Battling bias against girls; India girls are neglected

Social scientist Zarina Bhatty, born into the harsh, male- dominated world of Uttar Pradesh, now lives in an upper-class neighborhood in New Delhi. She has three daughters, no sons. When she returned home after her last delivery, educated women in the neighborhood, clearly embarrassed, expressed their regrets.

''It was,'' she said in an interview, ''as though I had bred a rat.''

Along with some other Indian women, she is part of a fledgling, yet growing movement to reverse a long tradition, and perhaps an increasing trend: a preference for boys that results in neglect of girls.

Although first recorded in India's 1981 population census, the problem has not been unknown, and India is not unusual among many nations. In almost all societies, tradition prefers a son. But, particularly in the northern states of this vast country, a pattern has emerged of selective feeding practices and selective health care that has led to female rates of mortality far in excess of the male rates.

''It is not national, it's cultural,'' an American demographer says. ''It's Indo-Gangetic [that belt between the Indus and Ganges rivers where the Indus civilization thrived]. Just draw a straight line from Islamabad across all of northern South Asia, right on to Nepal. It's in this belt that female infanticide was once practiced. Today, female negligence is [the] far more correct [term].''

The roots are complex and cultural, tied to tradition, religion, role models, and class, but they are often nurtured by a harsh battle of economics in a nation where 48 percent of the people exist below the poverty line.

In India, a boy is an economic asset. By the age of six he can work in the fields. Tradition requires that he support his parents after they retire. There are no social security programs, no old-age pensions for those who work the land.

A son also has no dowry requirements; indeed, as a bridegroom, he will bring profit to the house. He will receive his rightful place in a male-dominated society. A girl must simply be passed along, as an economic burden, to her husband's household. Before that happens, a husband must be found.

The feeding pattern within rural families is such that an often-meager meal is served first to the men and boys of the household, then to the mother-in-law, then, whatever is left over is given to female children and the mother herself.

In the Indian states of Uttar Pradesh and the Punjab, boys are breast-fed for two years and three months; girls, for one year and nine months at most.

India has produced a number of statistics that have alarmed scientists from all fields:

* It is one of only three countries - the others are Bangladesh and Iran - where female mortality is decidedly higher than male, particularly between the ages of 1 and 5 years, when the mortality rate for girls is 40 to 60 percent higher than that of little boys.

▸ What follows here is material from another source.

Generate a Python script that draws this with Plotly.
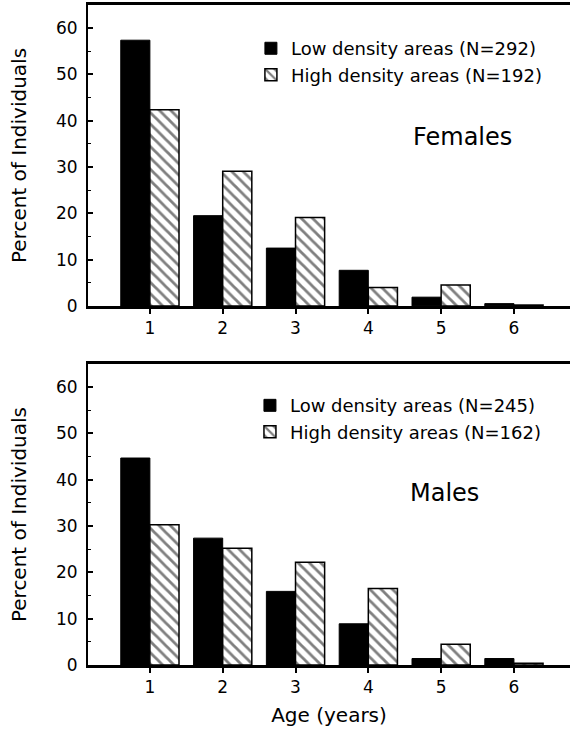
import plotly.graph_objects as go
from plotly.subplots import make_subplots

ages = [1, 2, 3, 4, 5, 6]
tick_labels = ["1", "2", "3", "4", "5", "6"]

fem_low = [57.4, 19.5, 12.5, 7.7, 1.9, 0.5]
fem_high = [42.4, 29.1, 19.1, 4.0, 4.5, 0.2]
male_low = [44.7, 27.4, 15.9, 8.9, 1.4, 1.4]
male_high = [30.3, 25.2, 22.2, 16.5, 4.5, 0.4]

fem_names = ["Low density areas (N=292)", "High density areas (N=192)"]
male_names = ["Low density areas (N=245)", "High density areas (N=162)"]

FONT = "DejaVu Sans"

fig = make_subplots(rows=2, cols=1, vertical_spacing=0.0)

def low_bar(x, y, name, legend):
    return go.Bar(x=x, y=y, name=name, legend=legend,
                  marker=dict(color="black", line=dict(color="black", width=1)))

def high_bar(x, y, name, legend):
    return go.Bar(x=x, y=y, name=name, legend=legend,
                  marker=dict(color="white",
                              pattern=dict(shape="\\", fgcolor="black", bgcolor="white",
                                           size=8, solidity=0.35, fillmode="overlay"),
                              line=dict(color="black", width=1.5)))

fig.add_trace(low_bar(ages, fem_low, fem_names[0], "legend"), row=1, col=1)
fig.add_trace(high_bar(ages, fem_high, fem_names[1], "legend"), row=1, col=1)
fig.add_trace(low_bar(ages, male_low, male_names[0], "legend2"), row=2, col=1)
fig.add_trace(high_bar(ages, male_high, male_names[1], "legend2"), row=2, col=1)

xax = dict(range=[0.15, 6.77], tickmode="array", tickvals=ages, ticktext=tick_labels,
           showline=True, linecolor="black", linewidth=3, mirror=True,
           ticks="outside", ticklen=5, tickwidth=1.5, tickcolor="black",
           showgrid=False, zeroline=False,
           tickfont=dict(family=FONT, size=17, color="black"))
yax = dict(range=[0, 65], tickmode="array", tickvals=[0, 10, 20, 30, 40, 50, 60],
           showline=True, linecolor="black", linewidth=2, mirror=False,
           ticks="inside", ticklen=5, tickwidth=1.5, tickcolor="black",
           minor=dict(ticks="inside", ticklen=3, tickwidth=1, tickcolor="black", dtick=5, tick0=0),
           showgrid=False, zeroline=False, ticklabelstandoff=5,
           tickfont=dict(family=FONT, size=17, color="black"),
           title=dict(text="Percent of Individuals", font=dict(family=FONT, size=20, color="black"),
                      standoff=24))

fig.update_layout(
    xaxis=dict(domain=[0, 1], anchor="y", **xax),
    xaxis2=dict(domain=[0, 1], anchor="y2",
                title=dict(text="Age (years)", font=dict(family=FONT, size=20, color="black"), standoff=12),
                **xax),
    yaxis=dict(domain=[0.544, 1.0], anchor="x", **yax),
    yaxis2=dict(domain=[0.0, 0.456], anchor="x2", **yax),
)

leg_common = dict(bgcolor="rgba(0,0,0,0)", borderwidth=0, xanchor="left", yanchor="top",
                  font=dict(family=FONT, size=18, color="black"), tracegroupgap=0,
                  traceorder="normal", itemclick=False)
fig.update_layout(
    legend=dict(x=0.338, y=0.962, **leg_common),
    legend2=dict(x=0.336, y=0.421, **leg_common),
)

fig.add_annotation(text="Females", xref="x domain", yref="y domain", x=0.776, y=0.561,
                   xanchor="center", yanchor="middle",
                   showarrow=False, font=dict(family=FONT, size=24, color="black"))
fig.add_annotation(text="Males", xref="x2 domain", yref="y2 domain", x=0.739, y=0.571,
                   xanchor="center", yanchor="middle",
                   showarrow=False, font=dict(family=FONT, size=24, color="black"))

fig.update_layout(
    width=570, height=731,
    margin=dict(l=88, r=0, t=5, b=66),
    barmode="group", bargap=0.2, bargroupgap=0.0,
    plot_bgcolor="white", paper_bgcolor="white",
    showlegend=True,
)

fig.write_html("out.html")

* India's maternal mortality rate is one of the highest in the world: 573 per 100,000 births, as opposed to 20 in developed countries.

* It is thus one of the few countries where women are outnumbered by men. Between 1901 and 1971 the sex ratio decreased from 972 down to 930 women for every 1,000 men.

''It defies simplistic policy prescriptions such as increased female education,'' said the Ford Foundation's Dr. Lincoln Chen. ''It is a problem reinforced by what is perceived as economic reality and strong sociocultural tradition and ties. It thus seems likely that fundamental structural changes in the role, status, and economic value of women in sociey will be required, in addition to alleviating economic poverty.''

The problem is compounded in this culturally diverse nation of 700 million, whose population increases by 13 million per year, by the fact that India's male preference is not, as conventional wisdom would have it, a phenomenon restricted to the poor. In fact, in many areas, it is a decidedly middle-income phenomenon.

At a number of private urban clinics that cater to middle and lower middle income groups, amniocentesis - a medical procedure normally used to determine normality of the fetus - is being offered instead to pregnant women as a test to determine the sex of their baby.

Nearly all those women who sought it had abortions if the fetus was female, according to Dr. Kiran Kucheria, an associate professor at the All-India Institute of Medical Sciences, who was in the forefront of a 1982 movement to ban such abuse of the test.

The complexity of the problem is most apparent in the country's agriculturally rich Punjab state. Here, less than 11 percent of the population lives below the poverty line, but the Punjab has India's highest female mortality rate.